The Hole

Director    Joe Dante
Starring    Chris Massoglia, Haley Bennett, Nathan Gamble, Teri Polo, Bruce Dern, Chord Overstreet
Release    9 OCT (US) 22 SEP (UK)    Certificate 12A
4 stars


4th October 2010

Gremlins. Explorers. The 'Burbs. If these movies mean anything to you then the idea of Joe Dante's return to the type of movies he used to make in the 80s will fill you with glee. Or perhaps, in 2010 should this kind of movie be left in the past?

It's impossible to review this film without dwelling in childhood nostalgia for Dante's earlier work, and similar suburban adventures of the 1980s, such as The Goonies. When you look at the films of today it's easy to see why - carefree childhood adventures like that just don't get made any more.

Family-orientated movies tend to be based on existing properties - the annual Harry Potter movie, or the occasional Narnia flick - and while these work on a fantastical level, such high-faluting escapism doesn't always connect on a personal level. But everyone has had a family of weirdos move into the neighbourhood and wondered what secrets they're hiding.

[gallery]In The Hole, Joe Dante brings horror back to the neighbourhood with the simple premise: what if there was a gateway to hell in your basement? There's an immediate attachment here that you just cannot get in a fantasy land. What's more, the three children involved here - Dane (Chris Massoglia), Lucas (Nathan Gamble) and Julie (Haley Bennett) - all act like real children. There's no attempt to make them über-cool or 'real' urban kids that speak street and act like they want to shank you in the eyeballs. Yeah, I'm down with their lingo.

The set-up is kept to a minimum: a family, consisting of working mother Susan (Teri Polo), teenager Dane and little brother Lucas, move to a generic small American town. While Susan is conveniently out, the boys befriend hot neighbour Julie. Together, they discover a trapdoor in the basement. They open it, peer in and realise that they've opened a gateway to hell, and unleashed their greatest fears.

It's a simple idea, but one that works well as it invites us to consider our own deepest, darkest worries.
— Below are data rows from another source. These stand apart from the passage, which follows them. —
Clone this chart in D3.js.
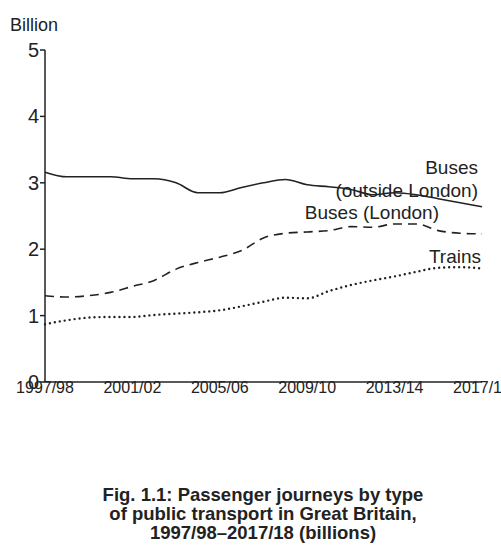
<!DOCTYPE html><html><head><meta charset="utf-8"><script src="https://cdn.jsdelivr.net/npm/d3@7"></script>
<style>body{margin:0;background:#fff}text{font-family:"Liberation Sans",Arial,sans-serif}</style></head><body><svg id="c" width="501" height="556"></svg><script>
const years=d3.range(1997,2018);
const busesOutside=[3.16,3.09,3.09,3.09,3.06,3.06,3.00,2.85,2.85,2.93,3.00,3.05,2.97,2.94,2.90,2.82,2.85,2.82,2.76,2.70,2.64];
const busesLondon=[1.30,1.28,1.30,1.35,1.44,1.53,1.70,1.80,1.88,1.98,2.17,2.24,2.26,2.28,2.34,2.33,2.38,2.38,2.28,2.24,2.23];
const trains=[0.87,0.93,0.97,0.98,0.98,1.01,1.03,1.05,1.08,1.14,1.21,1.27,1.26,1.37,1.46,1.53,1.59,1.66,1.72,1.73,1.71];
const xTicks=[1997,2001,2005,2009,2013,2017];
const yTicks=[0,1,2,3,4,5];
const lab=y=>y+"/"+String((y+1)%100).padStart(2,"0");
const svg=d3.select("#c");
const x=d3.scaleLinear().domain([1997,2017]).range([45,482]);
const y=d3.scaleLinear().domain([0,5]).range([382,50]);
const g=svg.append("g");
g.append("line").attr("x1",45).attr("x2",45).attr("y1",50).attr("y2",382).attr("stroke","#222").attr("stroke-width",1.5);
g.append("line").attr("x1",45).attr("x2",482).attr("y1",382).attr("y2",382).attr("stroke","#222").attr("stroke-width",1.5);
yTicks.forEach(t=>{g.append("line").attr("x1",40).attr("x2",45).attr("y1",y(t)).attr("y2",y(t)).attr("stroke","#222").attr("stroke-width",1.5);
g.append("text").attr("x",39).attr("y",y(t)+7).attr("text-anchor","end").attr("font-size",20).attr("fill","#222").text(t);});
xTicks.forEach(t=>g.append("text").attr("x",x(t)).attr("y",393).attr("text-anchor","middle").attr("font-size",16).attr("fill","#222").text(lab(t)));
g.append("text").attr("x",10).attr("y",31).attr("font-size",18).attr("fill","#222").text("Billion");
const line=d3.line().x((d,i)=>x(years[i])).y(d=>y(d)).curve(d3.curveMonotoneX);
[[busesOutside,null,1.6],[busesLondon,"9,6",1.6],[trains,"0,5",2.4]].forEach(([d,dash,w])=>{
 g.append("path").attr("d",line(d)).attr("fill","none").attr("stroke","#222").attr("stroke-width",w).attr("stroke-dasharray",dash).attr("stroke-linecap",dash==="0,5"?"round":"butt");});
const lt=(t,xx,yy)=>g.append("text").attr("x",xx).attr("y",yy).attr("text-anchor","end").attr("font-size",19).attr("fill","#222").text(t);
lt("Buses",478,174);lt("(outside London)",478,197);lt("Buses (London)",439,219);lt("Trains",481,263);
["Fig. 1.1: Passenger journeys by type","of public transport in Great Britain,","1997/98–2017/18 (billions)"].forEach((t,i)=>
 svg.append("text").attr("x",263).attr("y",501+i*19).attr("text-anchor","middle").attr("font-size",18.5).attr("font-weight","bold").attr("fill","#222").text(t));
</script></body></html>
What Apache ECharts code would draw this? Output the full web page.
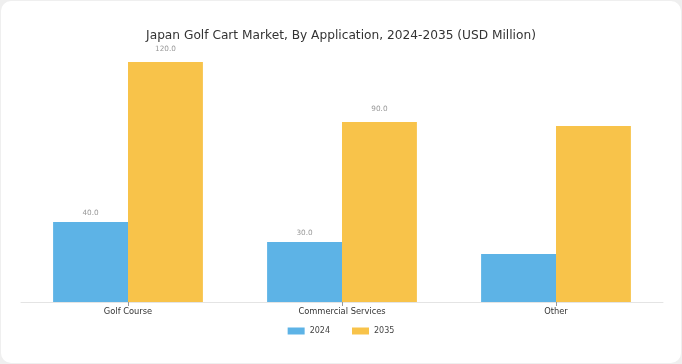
<!DOCTYPE html>
<html><head><meta charset="utf-8">
<script src="https://cdn.jsdelivr.net/npm/echarts@6/dist/echarts.min.js"></script>
<style>
html,body{margin:0;padding:0;background:#efefef;width:682px;height:364px;overflow:hidden}
#card{position:absolute;left:1px;top:1px;width:680px;height:362px;background:#fff;border-radius:10px}
#c{width:682px;height:364px;position:absolute;left:0;top:0}
</style></head><body>
<div id="card"></div>
<div id="c"></div>
<script>
const categories = ["Golf Course", "Commercial Services", "Other"];
const values2024 = [40, 30, 24];
const values2035 = [120, 90, 88];
const showLabel = [true, true, false];
const seriesNames = ["2024", "2035"];

const chart = echarts.init(document.getElementById('c'));
function mk(vals){
  return vals.map((v,i)=>({value:v, label:{show:showLabel[i]}}));
}
const font = 'DejaVu Sans';
chart.setOption({
  animation:false,
  title:{text:'Japan Golf Cart Market, By Application, 2024-2035 (USD Million)', left:'center', top:25,
    textStyle:{fontFamily:font,fontSize:12.2,fontWeight:'normal',color:'#333'}},
  legend:{data:seriesNames, bottom:24, left:'center', itemWidth:17, itemHeight:7, itemGap:22, itemStyle:{borderWidth:0},
    icon:'rect', textStyle:{fontFamily:font,fontSize:8,color:'#444'}},
  grid:{left:21, right:19, top:42, bottom:62},
  xAxis:{type:'category', data:categories,
    axisLine:{lineStyle:{color:'#e4e4e4'}},
    axisTick:{show:true, alignWithLabel:true, length:4, lineStyle:{color:'#999'}, interval:0},
    axisLabel:{fontFamily:font,fontSize:8.3,color:'#333',margin:6}},
  yAxis:{type:'value', min:0, max:130, show:false, splitLine:{show:false}},
  series:[
    {name:seriesNames[0], type:'bar', data:mk(values2024), barGap:'0%', barCategoryGap:'30%',
     itemStyle:{color:'#5db3e6'},
     label:{position:'top', fontFamily:font, fontSize:7.3, color:'#999', distance:5, formatter:p=>p.value.toFixed(1)}},
    {name:seriesNames[1], type:'bar', data:mk(values2035), barGap:'0%', barCategoryGap:'30%',
     itemStyle:{color:'#f8c34a'},
     label:{position:'top', fontFamily:font, fontSize:7.3, color:'#999', distance:9, formatter:p=>p.value.toFixed(1)}}
  ]
});
</script>
</body></html>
It's most effective with young Lucas, whose childlike fear we can all get behind - clowns. The Hole's clown, a puppet reminiscent of Poltergeist's own creepy puppet, features in some of the movie's best and most frightening scenes, as he terrorises poor Lucas. It's incredible to see more terror and suspense in a family-orientated movie like this than there is in a million Platinum Dunes horror remakes. Yes, there are the obvious jump-scares, but they're well done and effective because they're few and far between.

The movie is far from perfect - while the child cast all give fine performances the adult cast is largely uninspiring. Bruce Dern, as the house's former owner, Creepy Carl, is disappointing - his appearance too brief, its impact too ineffectual. (And couldn't they have come up with a better name than 'Creepy Carl'? It's a scientific fact that the name Carl cannot be in any way scary). Additionally, because Julie and Dane's fears are more personal, the audience cannot engage on the same level, and they come across as somewhat trite.

Given that this movie has pushed the 3D angle so far in promotion that people actually thought it was called The Hole In 3D (well, I did...), it's not as 'in your face' as it could have been. Young Lucas throws a baseball up and at the screen a few times, and the in-hole-looking-out shots were clearly designed with the 3D perspective in mind. Otherwise it neither adds nor detracts from the action a single iota. Yes it works, and it looks great, but there's way more depth to the movie than the 3D gimmick.

It seems strange to come out of a movie so riddled with clichés - much less one that's such an obvious throw-back to the 1980s - with an overwhelmingly positive feeling, but because this type of movie has been so lacking in recent years, it felt like a welcome return. Maybe one of the four stars above might be for nostalgia factor alone, but The Hole, in 3D or not, is a genuinely enjoyable 90 minutes. Keep it up Joe, we need more of this!